The conclusions aren’t surprising, given the growing concentration of wealth in recent decades. Today, a thousandth of the world's richest population owns 20 percent of the world's assets, while the poorest 50 percent have less than 5 percent.
To tackle rising levels of poverty, the OECD recommends increases in state investment in education, advising that “access to good quality, affordable housing, as well as transport, and improved urban planning will help reduce regional divides and concentrations of disadvantaged households in cities”. The subject of growing wealth disparity has been, moreover, worked on by several economists such as American academic Joseph Stieglitz or Frenchman Thomas Piketty. In his volume “Capital in the Twenty-First Century”, Piketty suggests that a measure to tackle this growing gap is by reducing inequality through tax reforms on wealth and limiting inheritance rights.

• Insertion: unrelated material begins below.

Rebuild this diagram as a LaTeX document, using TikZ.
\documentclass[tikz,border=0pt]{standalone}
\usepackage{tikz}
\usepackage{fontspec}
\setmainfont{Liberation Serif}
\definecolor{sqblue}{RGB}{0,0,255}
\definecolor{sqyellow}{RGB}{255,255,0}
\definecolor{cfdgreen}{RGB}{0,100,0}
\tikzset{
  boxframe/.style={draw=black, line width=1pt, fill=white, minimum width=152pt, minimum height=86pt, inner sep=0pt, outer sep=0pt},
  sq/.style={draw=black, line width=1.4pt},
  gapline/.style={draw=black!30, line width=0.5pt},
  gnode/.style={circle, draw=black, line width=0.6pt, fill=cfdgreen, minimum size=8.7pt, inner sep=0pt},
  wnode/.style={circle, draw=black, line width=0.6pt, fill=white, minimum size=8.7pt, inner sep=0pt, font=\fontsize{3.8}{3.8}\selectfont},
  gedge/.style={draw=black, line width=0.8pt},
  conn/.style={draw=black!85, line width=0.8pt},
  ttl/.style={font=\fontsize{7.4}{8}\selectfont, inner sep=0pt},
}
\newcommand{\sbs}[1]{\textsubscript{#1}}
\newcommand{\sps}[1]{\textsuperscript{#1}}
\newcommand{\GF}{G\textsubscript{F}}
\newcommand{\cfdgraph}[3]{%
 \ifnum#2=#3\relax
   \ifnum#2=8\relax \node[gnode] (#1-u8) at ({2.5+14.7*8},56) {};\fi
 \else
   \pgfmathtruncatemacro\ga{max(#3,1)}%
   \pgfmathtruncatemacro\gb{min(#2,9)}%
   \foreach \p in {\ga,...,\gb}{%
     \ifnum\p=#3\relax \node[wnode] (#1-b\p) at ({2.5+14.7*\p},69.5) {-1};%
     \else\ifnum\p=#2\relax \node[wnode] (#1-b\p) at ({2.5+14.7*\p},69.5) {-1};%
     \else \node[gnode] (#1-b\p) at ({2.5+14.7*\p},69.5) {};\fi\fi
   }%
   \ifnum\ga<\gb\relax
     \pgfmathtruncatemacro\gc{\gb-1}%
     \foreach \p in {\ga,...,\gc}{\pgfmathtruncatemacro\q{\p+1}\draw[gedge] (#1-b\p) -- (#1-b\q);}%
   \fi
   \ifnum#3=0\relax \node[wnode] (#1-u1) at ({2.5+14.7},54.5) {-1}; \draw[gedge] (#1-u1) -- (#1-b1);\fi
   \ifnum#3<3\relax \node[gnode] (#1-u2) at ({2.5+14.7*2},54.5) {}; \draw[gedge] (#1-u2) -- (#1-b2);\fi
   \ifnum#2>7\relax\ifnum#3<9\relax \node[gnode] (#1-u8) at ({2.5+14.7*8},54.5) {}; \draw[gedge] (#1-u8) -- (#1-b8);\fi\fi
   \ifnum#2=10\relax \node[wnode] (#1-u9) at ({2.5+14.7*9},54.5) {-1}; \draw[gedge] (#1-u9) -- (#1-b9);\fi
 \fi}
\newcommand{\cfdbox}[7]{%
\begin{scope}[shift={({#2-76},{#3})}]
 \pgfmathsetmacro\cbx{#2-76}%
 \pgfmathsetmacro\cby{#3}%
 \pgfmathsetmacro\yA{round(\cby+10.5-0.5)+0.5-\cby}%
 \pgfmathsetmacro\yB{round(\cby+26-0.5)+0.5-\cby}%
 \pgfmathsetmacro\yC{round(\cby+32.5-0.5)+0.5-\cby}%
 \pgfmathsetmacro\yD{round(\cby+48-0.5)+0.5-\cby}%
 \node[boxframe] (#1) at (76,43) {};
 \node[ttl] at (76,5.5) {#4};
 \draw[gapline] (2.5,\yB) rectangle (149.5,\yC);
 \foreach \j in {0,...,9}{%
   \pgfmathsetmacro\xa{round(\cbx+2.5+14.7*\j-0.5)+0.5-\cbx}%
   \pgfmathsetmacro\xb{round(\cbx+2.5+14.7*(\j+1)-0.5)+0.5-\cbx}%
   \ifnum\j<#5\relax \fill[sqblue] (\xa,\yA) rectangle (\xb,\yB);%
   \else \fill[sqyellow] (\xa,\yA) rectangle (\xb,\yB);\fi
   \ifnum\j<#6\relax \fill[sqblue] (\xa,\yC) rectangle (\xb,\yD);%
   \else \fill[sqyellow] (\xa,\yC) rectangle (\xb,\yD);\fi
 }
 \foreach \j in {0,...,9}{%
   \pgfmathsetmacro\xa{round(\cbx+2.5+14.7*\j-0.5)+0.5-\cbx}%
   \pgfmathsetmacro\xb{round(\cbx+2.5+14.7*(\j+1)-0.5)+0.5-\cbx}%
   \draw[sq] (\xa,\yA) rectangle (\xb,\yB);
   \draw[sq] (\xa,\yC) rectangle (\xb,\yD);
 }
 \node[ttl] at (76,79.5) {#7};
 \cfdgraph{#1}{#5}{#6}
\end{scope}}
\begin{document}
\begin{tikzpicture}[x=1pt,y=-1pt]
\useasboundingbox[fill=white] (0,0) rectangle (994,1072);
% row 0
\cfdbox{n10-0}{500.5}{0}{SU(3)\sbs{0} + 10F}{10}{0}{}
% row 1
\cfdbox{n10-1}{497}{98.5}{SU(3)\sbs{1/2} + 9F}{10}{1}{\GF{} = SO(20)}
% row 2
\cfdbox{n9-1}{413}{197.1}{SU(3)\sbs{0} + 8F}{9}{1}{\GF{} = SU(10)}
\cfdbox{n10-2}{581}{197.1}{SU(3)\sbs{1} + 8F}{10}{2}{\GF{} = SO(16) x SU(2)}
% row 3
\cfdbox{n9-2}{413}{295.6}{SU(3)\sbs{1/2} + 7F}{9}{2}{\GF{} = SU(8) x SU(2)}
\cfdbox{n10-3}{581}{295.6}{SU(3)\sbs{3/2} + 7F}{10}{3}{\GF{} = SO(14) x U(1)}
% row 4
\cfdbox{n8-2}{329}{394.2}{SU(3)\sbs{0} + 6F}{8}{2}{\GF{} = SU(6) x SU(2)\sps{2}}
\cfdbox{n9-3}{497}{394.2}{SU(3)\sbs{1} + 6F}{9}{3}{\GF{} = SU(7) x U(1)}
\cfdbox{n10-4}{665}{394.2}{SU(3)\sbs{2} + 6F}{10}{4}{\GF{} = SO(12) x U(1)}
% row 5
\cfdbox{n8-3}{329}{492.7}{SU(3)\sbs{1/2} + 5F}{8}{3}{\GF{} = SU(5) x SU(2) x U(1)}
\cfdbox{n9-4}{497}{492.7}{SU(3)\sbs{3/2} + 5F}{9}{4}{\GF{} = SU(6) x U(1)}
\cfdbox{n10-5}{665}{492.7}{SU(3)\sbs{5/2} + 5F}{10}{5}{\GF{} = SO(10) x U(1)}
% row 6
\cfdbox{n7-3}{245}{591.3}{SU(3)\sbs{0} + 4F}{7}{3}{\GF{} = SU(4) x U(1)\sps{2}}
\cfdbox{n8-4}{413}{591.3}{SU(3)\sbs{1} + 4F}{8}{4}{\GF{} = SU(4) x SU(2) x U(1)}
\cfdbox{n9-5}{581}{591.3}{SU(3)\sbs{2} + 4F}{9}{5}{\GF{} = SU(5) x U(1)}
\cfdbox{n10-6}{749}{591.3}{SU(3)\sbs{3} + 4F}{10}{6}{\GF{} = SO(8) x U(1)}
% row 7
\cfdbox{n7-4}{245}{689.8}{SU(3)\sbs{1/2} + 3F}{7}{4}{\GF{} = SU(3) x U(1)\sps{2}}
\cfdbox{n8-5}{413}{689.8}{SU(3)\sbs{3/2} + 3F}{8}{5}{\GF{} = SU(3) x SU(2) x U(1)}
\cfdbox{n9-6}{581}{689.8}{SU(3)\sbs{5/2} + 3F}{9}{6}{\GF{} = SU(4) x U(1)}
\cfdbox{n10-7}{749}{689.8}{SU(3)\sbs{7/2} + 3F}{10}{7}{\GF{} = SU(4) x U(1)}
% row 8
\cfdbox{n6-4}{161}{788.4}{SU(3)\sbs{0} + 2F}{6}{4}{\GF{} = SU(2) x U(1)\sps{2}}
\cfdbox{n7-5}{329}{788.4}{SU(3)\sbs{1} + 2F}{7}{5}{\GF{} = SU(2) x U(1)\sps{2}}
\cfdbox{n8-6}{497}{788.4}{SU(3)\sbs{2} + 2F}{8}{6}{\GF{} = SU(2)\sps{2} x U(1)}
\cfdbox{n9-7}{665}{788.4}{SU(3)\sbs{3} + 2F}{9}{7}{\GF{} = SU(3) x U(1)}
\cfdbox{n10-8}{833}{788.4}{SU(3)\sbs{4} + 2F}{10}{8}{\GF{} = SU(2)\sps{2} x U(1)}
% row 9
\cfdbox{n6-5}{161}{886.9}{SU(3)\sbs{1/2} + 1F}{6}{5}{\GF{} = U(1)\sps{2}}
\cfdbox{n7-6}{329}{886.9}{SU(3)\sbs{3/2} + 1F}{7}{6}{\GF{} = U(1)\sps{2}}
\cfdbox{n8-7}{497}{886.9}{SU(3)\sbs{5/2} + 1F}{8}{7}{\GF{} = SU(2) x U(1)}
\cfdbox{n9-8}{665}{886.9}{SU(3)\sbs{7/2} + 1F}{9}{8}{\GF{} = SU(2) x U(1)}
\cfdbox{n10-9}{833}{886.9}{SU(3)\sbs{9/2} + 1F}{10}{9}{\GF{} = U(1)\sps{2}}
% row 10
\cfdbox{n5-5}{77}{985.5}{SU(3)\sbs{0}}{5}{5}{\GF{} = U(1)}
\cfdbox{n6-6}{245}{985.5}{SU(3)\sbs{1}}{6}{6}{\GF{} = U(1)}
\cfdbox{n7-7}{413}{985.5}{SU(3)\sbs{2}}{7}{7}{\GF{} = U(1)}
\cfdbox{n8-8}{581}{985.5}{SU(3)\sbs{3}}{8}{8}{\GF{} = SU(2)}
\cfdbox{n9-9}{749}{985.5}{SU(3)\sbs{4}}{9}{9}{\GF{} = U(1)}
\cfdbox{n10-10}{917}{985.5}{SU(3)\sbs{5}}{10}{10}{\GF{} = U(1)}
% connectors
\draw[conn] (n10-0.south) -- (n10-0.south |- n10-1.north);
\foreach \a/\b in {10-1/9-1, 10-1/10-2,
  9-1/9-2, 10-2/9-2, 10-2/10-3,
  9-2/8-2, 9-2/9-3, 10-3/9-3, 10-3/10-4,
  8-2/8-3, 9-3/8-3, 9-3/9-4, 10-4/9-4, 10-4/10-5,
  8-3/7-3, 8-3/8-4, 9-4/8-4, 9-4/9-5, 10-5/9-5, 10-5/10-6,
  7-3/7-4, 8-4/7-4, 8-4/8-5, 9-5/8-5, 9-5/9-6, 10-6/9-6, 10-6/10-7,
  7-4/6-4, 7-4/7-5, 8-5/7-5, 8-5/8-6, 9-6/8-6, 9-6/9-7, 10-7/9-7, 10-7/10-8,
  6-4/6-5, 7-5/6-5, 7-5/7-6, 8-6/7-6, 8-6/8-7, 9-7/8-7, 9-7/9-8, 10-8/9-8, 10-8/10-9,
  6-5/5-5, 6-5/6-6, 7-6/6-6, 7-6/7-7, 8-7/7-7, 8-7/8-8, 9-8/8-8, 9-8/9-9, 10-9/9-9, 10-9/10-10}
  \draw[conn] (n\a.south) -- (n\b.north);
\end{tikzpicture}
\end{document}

Although these kinds of measures can be effective, they do not tackle the problem at its root, which is an organisation of the economy that promotes growth but also results in deepening poverty levels.
The statistics contradict, yet again, the myth of meritocracy sold by the illusion of constant progress supposedly inherent in the market economy. Therefore, a complete paradigm shift is still needed, placing people's well-being at the heart of political priorities, rather than a model of generating wealth that will always benefit the same small elite and thus only producing growing and stark inequalities around the world.